Amazon SageMaker AI offers a serverless MLflow capability that dynamically scales to support AI model development tasks at no additional cost. See the launch blog.

Use MLflow to:

  • Log hyperparameters, training metrics, and model artifacts

  • Compare runs side-by-side to identify regressions or improvements

  • Track model versions and lineage from experiment to production

Get started: Machine learning experiments using Amazon SageMaker AI with MLflow – covers setup, creating a tracking server, and integrating with your training code.

Use TensorBoard for model introspection

TensorBoard in Amazon SageMaker AI provides deep visibility into model internals during training:

  • Visualize gradient distributions and weight histograms across steps

  • Monitor activation patterns and layer behavior

  • Track scalar metrics, images, and custom visualizations

When to use TensorBoard vs. MLflow: MLflow tracks scalar metrics and supports basic visualization for run comparison. TensorBoard excels at multi-dimensional model introspection – gradient histograms, weight distributions, computational graphs, and embedding projections. Use both together: MLflow for experiment management, TensorBoard for deep debugging sessions.

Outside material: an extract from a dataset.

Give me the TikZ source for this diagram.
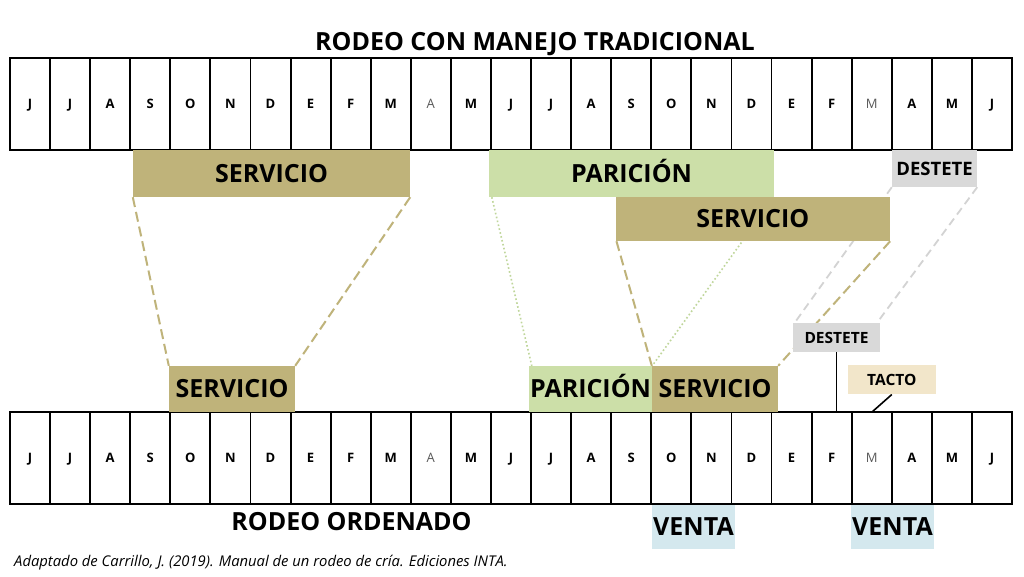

Get started: TensorBoard in Amazon SageMaker AI

Use Amazon CloudWatch for system monitoring and alerts

Amazon CloudWatch captures resource utilization metrics for your training jobs and supports configurable alarms:

  • Monitor CPU, GPU, memory, and disk utilization in real time

  • Set alarms on any training metric to detect anomalies – loss plateaus, resource bottlenecks, or unexpected metric behavior

  • Build dashboards combining system metrics and training metrics for unified visibility

Get started: Amazon CloudWatch Metrics for Monitoring and Analyzing Training Jobs

What happens to your existing data

  • Training logs in S3: Your training job output, model artifacts, and logs remain accessible. These are independent of Debugger.

  • Debugger tensor data: Historical tensor collections stored by Debugger remain in S3 at the paths listed above until you delete them. The smdebug client library can still read this data for reference.

  • CloudWatch metrics: Historical training metrics already in CloudWatch are retained per your account's log retention settings.